Aaron Levie on why AI is 'total upside' for SaaS and Box's agent roadmap
Feb 3, 2026 with Aaron Levie
Key Points
- Box CEO Aaron Levie argues AI agents expand the SaaS market rather than disrupt it, since agents require systems of record, access controls, and user interfaces that incumbents provide.
- Box is running a 20-person agent team deploying long-running agents with multi-tool access and expanded context windows that weren't architecturally feasible two years ago.
- Levie expects a durable split where solved problems shift to cheaper models while frontier knowledge work commands premium models, sustaining model differentiation for the next decade.
Summary
Aaron Levie argues that AI agents represent total upside for enterprise SaaS rather than disruption. Agents need systems of record to function. They require infrastructure that defines what data they can access, how workflows are structured, and how results surface to users. That infrastructure doesn't disappear—it becomes more valuable.
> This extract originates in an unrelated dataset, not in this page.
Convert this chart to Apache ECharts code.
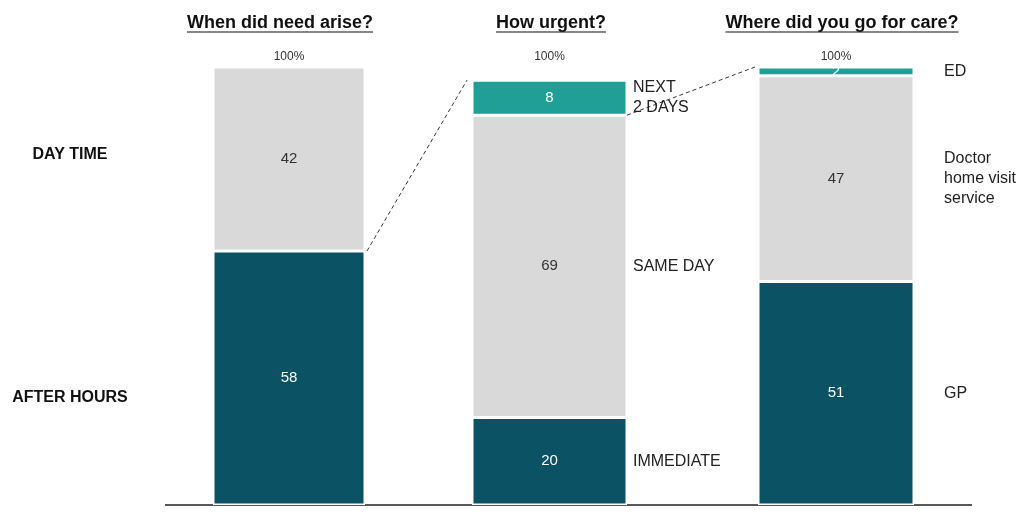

Levie runs a small agent team at Box, roughly 20 engineers across three rows, pushing what's possible when agents access enterprise content. Two years ago, he says, the architectural approaches they're now deploying "wouldn't have been in the sphere of possibility." The excitement comes from long-running agents that can use any number of tools, work with any amount of data, and no longer hit the context limits that constrained earlier work. Claude Cowork, Codex, and Claude Code serve as proof points.
On the broader SaaS market, Levie accepts Ben Thompson's framing that model makers will be arms dealers but pushes back on the zero-sum read. The pie expands because agents unlock spend that software vendors couldn't tap before. A customer storing contracts in Box gains the ability to run agents through those contracts and open new revenue streams. That's TAM expansion, not market share theft. He sees this dynamic within his customer base already.
Levie acknowledges the hostage critique but argues it's overblown for high-stakes systems. Ford's supply chain ERP processes billions of transactions. You cannot vibe code that. Enterprises have finite IT resources and must choose where to spend them. Rebuilding commodity software that the market has seen thousands of times makes no sense. Building custom experiences that drive revenue does. On the margin, he expects companies to keep buying from incumbents for core workflows while deploying agents on top.
He lands in an unusual spot: "100% bullish on vibe coding" and that we'll have 100 times more software, but still not willing to build Box's own CRM. The ROI doesn't clear relative to other priorities.
For software buying, Box will stay locked into a core set of vendors, deploy agents on those platforms while biasing toward competitive agent offerings from vendors themselves, and build agents in-house for large knowledge work use cases. Agents need data, workflows, access controls, and user-facing interfaces. All of these are software problems. Incumbents that stay competitive and engaged will retain their positions. Gaps will emerge where incumbents are asleep, creating new startup opportunities.
Levie describes model selection as a continuum from Gemini Flash on one end to Opus on the other, with capabilities moving up over time. His calculus is not about lowering cost but sustaining current costs while adding incremental value. Something that ran on Gemini 2.5 Flash a year ago might now run on Gemini 3 Flash, delivering two or three percentage points of improvement in tasks like transcription or data extraction at the same price. He expects bifurcation over the next couple of years. Solved problems get cheaper. Frontier work, making a $100 per hour knowledge worker two to three times more productive, commands premium models. Pharma researchers will use best-in-class models. Back-end transaction processing will use cheaper models. That split sustains for the next decade as models keep improving.
Information-heavy businesses are most excited about agents, Levie says. Those with 10 million documents see obvious ROI in AI agents that unlock employee productivity. Professional services, consulting, financial services, and law firms are prime examples, businesses where teams repeatedly redo past work and see concrete value in agents that can mine institutional knowledge. CEOs call with specific use cases: "I have 10,000 contracts. I want to find which ones let me sell a new capability." Those companies are extremely excited.
Storage is having a moment. Levie notes Western Digital and Seagate were forgotten, now suddenly cool. Box is in the storage business, long treated as commodity. In the AI era, data becomes the most strategic asset. Getting the right data to agents is the highest-leverage move in the stack. Box has locked-in public cloud infrastructure contracts, so near-term pricing spikes don't concern him. More broadly, he wants abundance through solar data centers and space data centers because cheaper AI means more usage and more value for his customers.